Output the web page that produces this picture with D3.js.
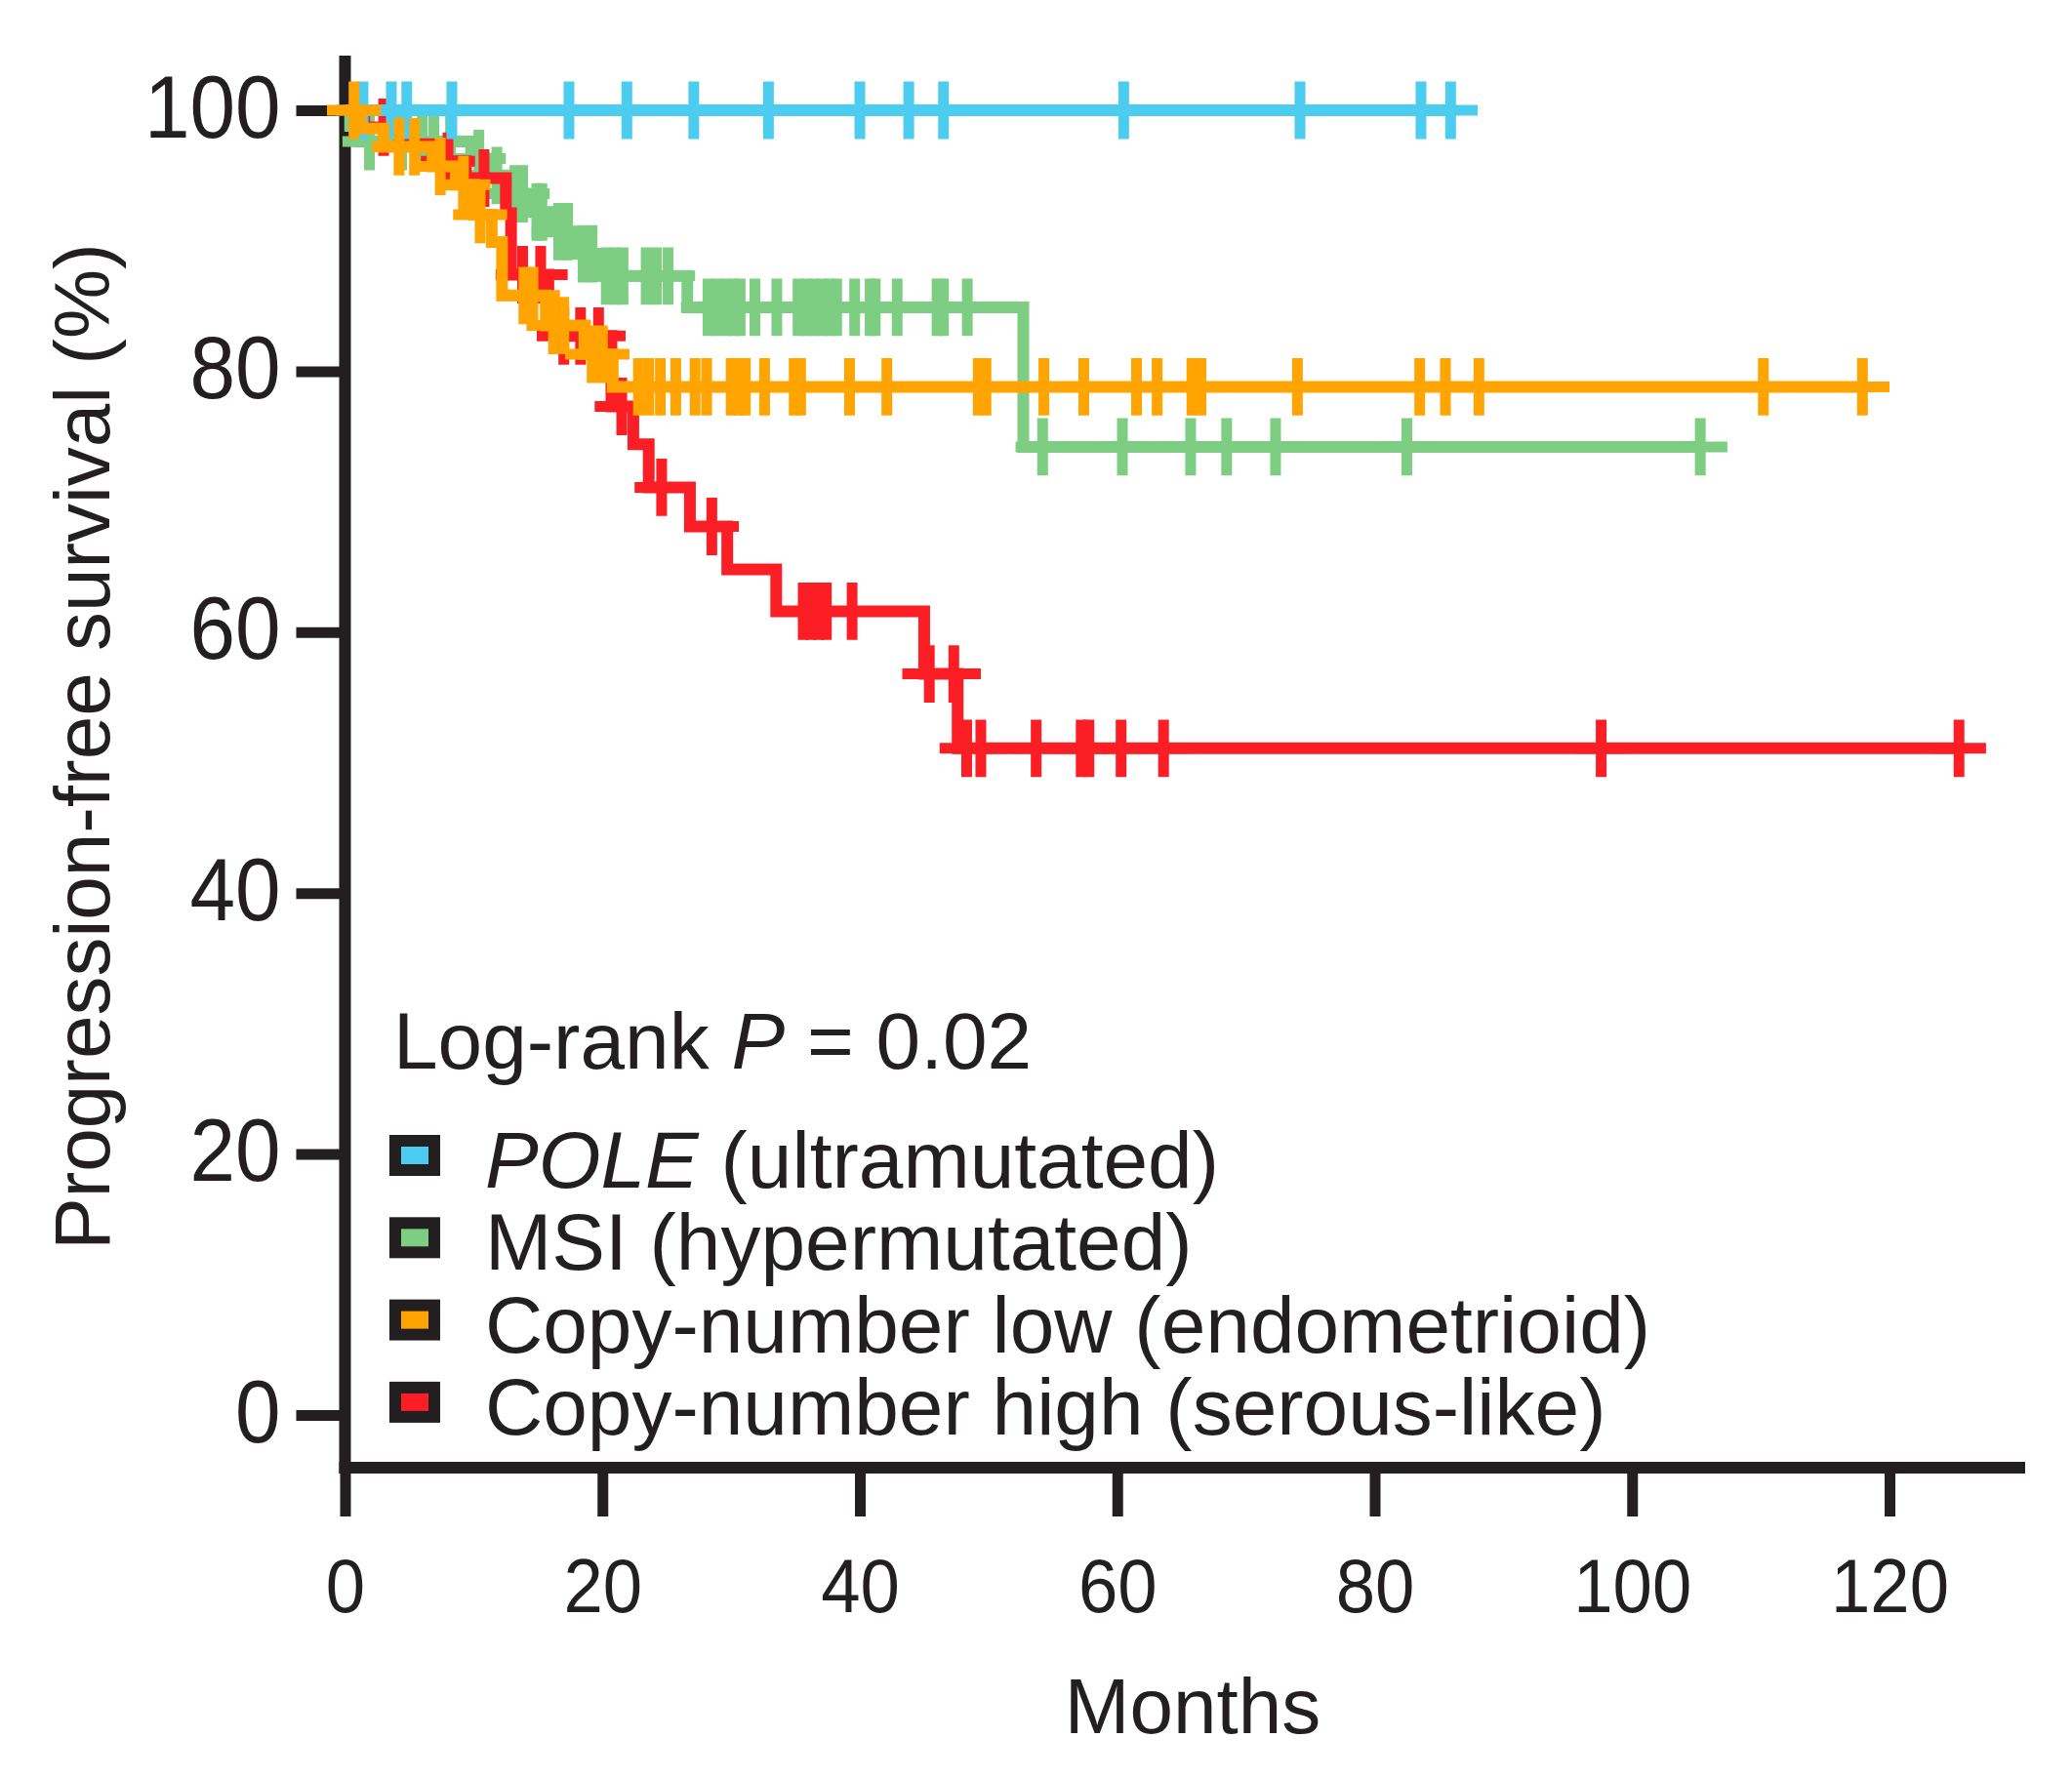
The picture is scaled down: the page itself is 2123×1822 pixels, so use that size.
<!DOCTYPE html>
<html>
<head>
<meta charset="utf-8">
<script src="https://cdn.jsdelivr.net/npm/d3@7"></script>
<style>
  html, body { margin: 0; padding: 0; background: #fff; }
  svg { display: block; }
  text { font-family: "Liberation Sans", Arial, Helvetica, sans-serif; fill: #231f20; }
</style>
</head>
<body>
<div id="chart"></div>
<script>
// --- data (months, % progression-free) ---
const xTicks = [0, 20, 40, 60, 80, 100, 120];
const yTicks = [0, 20, 40, 60, 80, 100];

const groupNames = ["POLE", "MSI", "Copy-number low", "Copy-number high"];
const legendItalic = ["POLE", "", "", ""];
const legendRest = [" (ultramutated)", "MSI (hypermutated)", "Copy-number low (endometrioid)", "Copy-number high (serous-like)"];
const groupColors = ["#4ccdf0", "#7dcd82", "#ffa400", "#fb1e24"];

const poleEventTimes = [];
const poleEventSurv = [];
const poleCensored = [1.4, 3.6, 4.8, 8.3, 17.4, 21.9, 27.1, 32.9, 40.0, 43.8, 46.5, 60.5, 74.2, 83.6, 85.9];

const msiEventTimes = [0.4, 1.0, 9.8, 11.2, 12.6, 14.4, 16.0, 18.0, 19.8, 26.6, 52.7];
const msiEventSurv = [98.8, 97.6, 96.3, 95.0, 93.6, 92.2, 90.7, 89.0, 87.3, 84.9, 74.2];
const msiCensored = [1.9, 4.4, 6.0, 6.9, 8.2, 10.4, 11.8, 13.2, 13.8, 14.9, 15.3, 16.6, 17.3, 18.5, 19.2,
  20.3, 21.0, 21.6, 23.4, 24.2, 25.1, 28.2, 28.9, 29.6, 30.2, 30.7, 31.85, 33.55, 35.2, 35.8, 36.4, 37.0,
  37.6, 38.2, 39.6, 40.8, 41.2, 42.9, 46.0, 46.5, 48.35, 54.2, 60.4, 65.7, 68.5, 72.3, 82.5, 105.3];

const cnlEventTimes = [1.2, 3.0, 6.8, 8.6, 10.0, 11.4, 12.2, 15.6, 18.6, 20.8];
const cnlEventSurv = [98.6, 97.2, 95.7, 94.3, 92.0, 89.9, 85.8, 83.5, 81.3, 78.8];
const cnlCensored = [0.7, 4.2, 5.4, 7.4, 9.2, 10.5, 13.9, 14.6, 16.2, 17.0, 19.2, 20.0, 22.8, 23.6, 24.5,
  25.7, 27.2, 28.1, 30.0, 30.6, 31.1, 32.6, 34.9, 35.4, 39.2, 42.1, 49.2, 49.8, 54.3, 57.4, 61.5, 63.1,
  65.8, 66.5, 74.0, 83.5, 85.5, 88.1, 110.2, 117.9];

const cnhEventTimes = [1.5, 4.2, 6.8, 9.4, 12.5, 12.9, 15.8, 16.3, 20.7, 22.4, 23.6, 26.8, 29.7, 33.5, 45.0, 47.6];
const cnhEventSurv = [98.7, 97.4, 96.1, 94.8, 92.1, 87.4, 85.0, 82.7, 77.3, 74.4, 71.1, 68.1, 64.8, 61.6, 56.8, 51.1];
const cnhCensored = [3.0, 8.0, 10.8, 13.8, 15.2, 17.0, 18.3, 19.7, 21.5, 24.6, 28.5, 35.6, 36.2, 36.8, 37.4,
  39.4, 45.4, 47.3, 48.3, 49.4, 53.7, 57.2, 57.8, 60.3, 63.6, 97.6, 125.4];

// --- build the series table ---
const series = [
  { times: poleEventTimes, surv: poleEventSurv, cens: poleCensored },
  { times: msiEventTimes, surv: msiEventSurv, cens: msiCensored },
  { times: cnlEventTimes, surv: cnlEventSurv, cens: cnlCensored },
  { times: cnhEventTimes, surv: cnhEventSurv, cens: cnhCensored }
].map((d, i) => ({ ...d, name: groupNames[i], color: groupColors[i] }));

const survAt = (s, t) => {
  let v = 100;
  s.times.forEach((et, i) => { if (et <= t) v = s.surv[i]; });
  return v;
};
const stepPoints = s => {
  const end = d3.max(s.cens.concat(s.times));
  const pts = [[0, 100]];
  s.times.forEach((t, i) => pts.push([t, s.surv[i]]));
  pts.push([end, survAt(s, end)]);
  return pts;
};

// --- layout ---
const W = 2123, H = 1822;
const svg = d3.select("#chart").append("svg").attr("width", W).attr("height", H);
svg.append("rect").attr("width", W).attr("height", H).attr("fill", "#fff");

const x = d3.scaleLinear().domain([0, 120]).range([353.5, 1936]);
const y = d3.scaleLinear().domain([0, 100]).range([1450, 113]);
const axisY = 1504;
const ink = "#231f20";
const squeeze = 0.93; // tick labels use a slightly narrower face than Arial

// axes
const gx = svg.append("g").attr("transform", `translate(0,${axisY})`)
  .call(d3.axisBottom(x).tickValues(xTicks).tickSize(50).tickSizeOuter(0));
gx.select(".domain").remove();
gx.selectAll(".tick line").attr("stroke", ink).attr("stroke-width", 11);
gx.selectAll(".tick text").attr("y", 148).attr("dy", null)
  .attr("transform", `scale(${squeeze},1)`)
  .style("font-size", "78px").style("fill", ink);

const gy = svg.append("g").attr("transform", `translate(${x(0)},0)`)
  .call(d3.axisLeft(y).tickValues(yTicks).tickSize(50).tickSizeOuter(0));
gy.select(".domain").remove();
gy.selectAll(".tick line").attr("stroke", ink).attr("stroke-width", 11);
gy.selectAll(".tick text").attr("x", -66 / squeeze).attr("dy", null).attr("y", 27)
  .attr("transform", `scale(${squeeze},1)`)
  .style("font-size", "90px").style("fill", ink);

svg.append("line").attr("x1", x(0)).attr("x2", x(0)).attr("y1", 57).attr("y2", axisY + 6)
  .attr("stroke", ink).attr("stroke-width", 12);
svg.append("line").attr("x1", x(0) - 6).attr("x2", 2075).attr("y1", axisY).attr("y2", axisY)
  .attr("stroke", ink).attr("stroke-width", 12);

// axis titles
svg.append("text").attr("transform", "translate(112,765) rotate(-90)")
  .attr("text-anchor", "middle").style("font-size", "80px")
  .text("Progression-free survival (%)");
svg.append("text").attr("x", 1222).attr("y", 1776)
  .attr("text-anchor", "middle").style("font-size", "80px").text("Months");

// --- curves ---
const line = d3.line().x(d => x(d[0])).y(d => y(d[1])).curve(d3.curveStepAfter);
const armX = x(2.1) - x(0);
const armY = y(0) - y(2.2);
const drawOrder = [1, 3, 0, 2];

drawOrder.forEach(i => {
  const s = series[i];
  const g = svg.append("g");
  g.append("path").datum(stepPoints(s))
    .attr("d", line).attr("fill", "none")
    .attr("stroke", s.color).attr("stroke-width", 12)
    .attr("stroke-linejoin", "miter");
  g.selectAll("path.cens").data(s.cens).enter().append("path")
    .attr("class", "cens")
    .attr("d", t => {
      const cx = x(t), cy = y(survAt(s, t));
      return `M${cx - armX},${cy}H${cx + armX}M${cx},${cy - armY}V${cy + armY}`;
    })
    .attr("fill", "none").attr("stroke", s.color).attr("stroke-width", 11);
});

// --- legend ---
svg.append("text").attr("x", 403).attr("y", 1095).style("font-size", "82px")
  .call(t => {
    t.append("tspan").text("Log-rank ");
    t.append("tspan").style("font-style", "italic").text("P");
    t.append("tspan").text(" = 0.02");
  });

const legendTop = 1184, legendStep = 84.3;
series.forEach((s, i) => {
  const cy = legendTop + i * legendStep;
  svg.append("rect").attr("x", 405).attr("y", cy - 15).attr("width", 40).attr("height", 30)
    .attr("fill", s.color).attr("stroke", ink).attr("stroke-width", 12);
  const t = svg.append("text").attr("x", 497).attr("y", cy + 33).style("font-size", "82px");
  if (legendItalic[i]) t.append("tspan").style("font-style", "italic").text(legendItalic[i]);
  t.append("tspan").text(legendRest[i]);
});
</script>
</body>
</html>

Set problem:
Of the lines above, how many contain the word "page"? Provide the number and nothing else.

Answer to this task:
2